- Jaishpur () Location in Lumbini Province Jaishpur () Jaishpur () (Nepal)
- Coordinates: 28°02′N 81°36′E﻿ / ﻿28.03°N 81.60°E
- Country: Nepal
- Zone: Bheri Zone
- District: Banke District

Population (1991)
- • Total: 4,214
- Time zone: UTC+5:45 (Nepal Time)

= Jaispur =

Village development committee in Bheri Zone, Nepal

Jaispur is a town in Banke District in the Bheri Zone of south-western Nepal. At the time of the 1991 Nepal census it had a population of 4,214 and had 683 houses in the town. Now, it is a part of Nepalgunj sub-metropolitan city.

==Government==
The purpose of Village Development Committees is to organise village people structurally at a local level and creating a partnership between the community and the public sector for improved service delivery system.
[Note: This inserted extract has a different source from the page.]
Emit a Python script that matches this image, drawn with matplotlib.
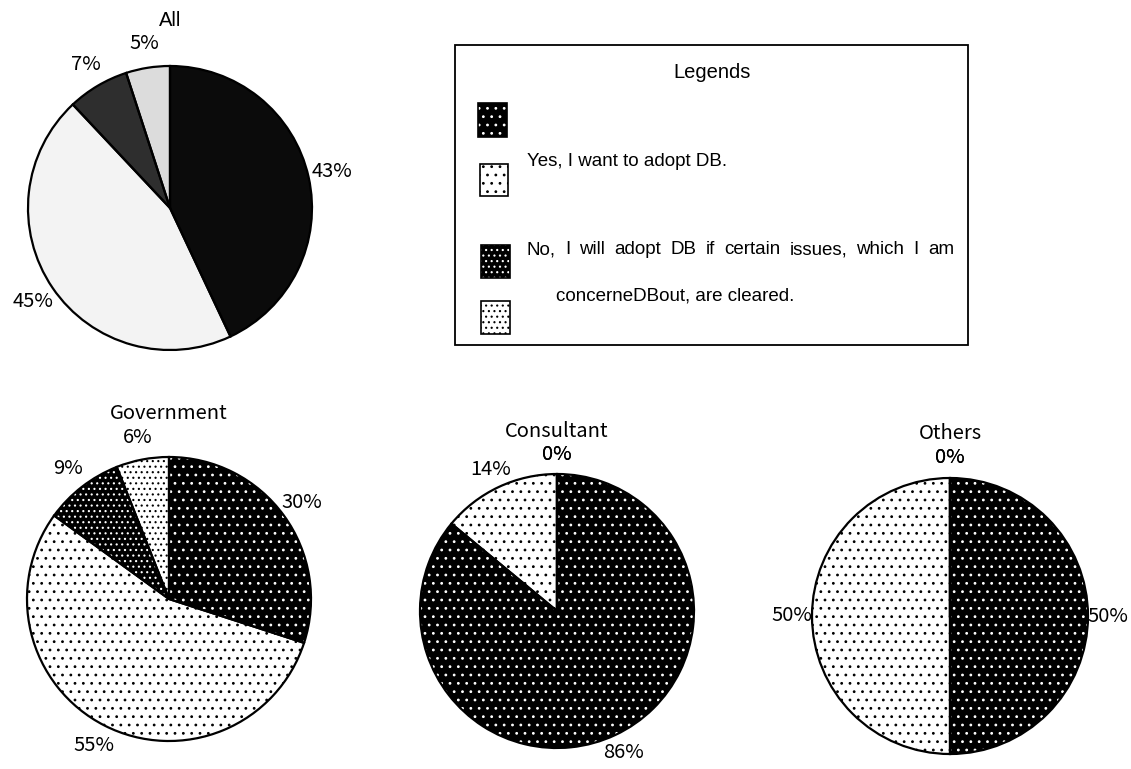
import matplotlib
matplotlib.use("Agg")
import matplotlib.pyplot as plt
from matplotlib.patches import Rectangle

# Survey shares (percent) per respondent group, clockwise from 12 o'clock
groups = ["All", "Government", "Consultant", "Others"]
all_share = [43, 45, 7, 5]
government_share = [30, 55, 9, 6]
consultant_share = [86, 14, 0, 0]
others_share = [50, 50, 0, 0]

legend_title = "Legends"
legend_line_yes = "Yes, I want to adopt DB."
legend_line_no_1 = "No, I will adopt DB if certain issues, which I am"
legend_line_no_2 = "concerneDBout, are cleared."

W, H = 1131, 769
fig = plt.figure(figsize=(W / 100, H / 100), dpi=100)
fig.patch.set_facecolor("white")
plt.rcParams["hatch.linewidth"] = 0.8

PCT_FONT = ["Noto Sans CJK JP", "DejaVu Sans"]
LEG_FONT = ["Liberation Sans", "DejaVu Sans"]
LEG_SIZE = 13.5

# fill styles: (face, dot colour, hatch)
solid_styles = [("#0b0b0b", None, None), ("#f3f3f3", None, None),
                ("#2e2e2e", None, None), ("#dcdcdc", None, None)]
dot_styles = [("black", "white", ".."), ("white", "black", ".."),
              ("black", "white", "..."), ("white", "black", "...")]


def pie_axes(cx, cy, r):
    return fig.add_axes([(cx - r) / W, 1 - (cy + r) / H, 2 * r / W, 2 * r / H])


def draw_pie(ax, values, styles, title, title_y, title_font, title_size,
             pct_dist=1.16):
    wedges, _, pct_texts = ax.pie(
        values, startangle=90, counterclock=False, radius=1,
        autopct=lambda p: f"{p:.0f}%", pctdistance=pct_dist,
        wedgeprops=dict(linewidth=0),
        textprops=dict(family=PCT_FONT, fontsize=14.5, color="black"))
    for w, (face, dot, hatch) in zip(wedges, styles):
        w.set_facecolor(face)
        if hatch:
            w.set_hatch(hatch)
            w.set_edgecolor(dot)
        else:
            w.set_edgecolor(face)
    ax.pie(values, startangle=90, counterclock=False, radius=1,
           wedgeprops=dict(fill=False, edgecolor="black", linewidth=1.6))
    ax.set_xlim(-1, 1)
    ax.set_ylim(-1, 1)
    ax.set_aspect("equal")
    ax.axis("off")
    for t in pct_texts:
        t.set_clip_on(False)
    ax.text(0, title_y, title, ha="center", va="center",
            family=title_font, fontsize=title_size, clip_on=False)


ax_all = pie_axes(170, 208, 142)
draw_pie(ax_all, all_share, solid_styles, groups[0], 1.318, LEG_FONT, 14.5,
         pct_dist=1.17)

ax_gov = pie_axes(169, 599, 142)
draw_pie(ax_gov, government_share, dot_styles, groups[1], 1.305, PCT_FONT, 14.5)

ax_con = pie_axes(557, 611, 137)
draw_pie(ax_con, consultant_share, dot_styles, groups[2], 1.31, PCT_FONT, 14.5,
         pct_dist=1.145)

ax_oth = pie_axes(950, 616, 138)
draw_pie(ax_oth, others_share, dot_styles, groups[3], 1.32, PCT_FONT, 14.5,
         pct_dist=1.145)

# Legend panel drawn in pixel coordinates
lax = fig.add_axes([0, 0, 1, 1])
lax.set_xlim(0, W)
lax.set_ylim(H, 0)
lax.axis("off")
lax.set_zorder(-1)

lax.add_patch(Rectangle((455, 45), 513, 300, fill=False, edgecolor="black",
                        linewidth=1.3))
lax.text(712, 72, legend_title, ha="center", va="center",
         family=LEG_FONT, fontsize=14.5)

swatches = [(478, 103, 29, 34), (480, 164, 28, 32),
            (481, 245, 29, 33), (481, 301, 29, 33)]
for (x, y, w, h), (face, dot, hatch) in zip(swatches, dot_styles):
    lax.add_patch(Rectangle((x, y), w, h, facecolor=face, edgecolor=dot,
                            hatch=hatch, linewidth=0))
    lax.add_patch(Rectangle((x, y), w, h, fill=False, edgecolor="black",
                            linewidth=1.2))

lax.text(527, 161, legend_line_yes, ha="left", va="center",
         family=LEG_FONT, fontsize=LEG_SIZE)

# justified first line of the long entry
words = legend_line_no_1.split()
renderer = fig.canvas.get_renderer()
word_texts = [lax.text(0, 250, w_, ha="left", va="center",
                       family=LEG_FONT, fontsize=LEG_SIZE) for w_ in words]
widths = [t.get_window_extent(renderer).width for t in word_texts]
x_left, x_right = 527, 954
gap = (x_right - x_left - sum(widths)) / (len(words) - 1)
x = x_left
for t, wd in zip(word_texts, widths):
    t.set_x(x)
    x += wd + gap

lax.text(556, 296, legend_line_no_2, ha="left", va="center",
         family=LEG_FONT, fontsize=LEG_SIZE)

fig.savefig("out.png", dpi=100, facecolor="white")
A VDC has a status as an autonomous institution and authority for interacting with the more centralised institutions of governance in Nepal. In doing so, the VDC gives village people an element of control and responsibility in development, and also ensures proper utilization and distribution of state funds and a greater interaction between government officials, NGOs and agencies. The village development committees within a given area will discuss education, water supply, basic health, sanitation and income and will also monitor and record progress which is displayed in census data.

In VDCs there is one elected chief, usually elected with over an 80% majority. From each ward, there is also a chief that is elected along with these there are also four members elected or nominated.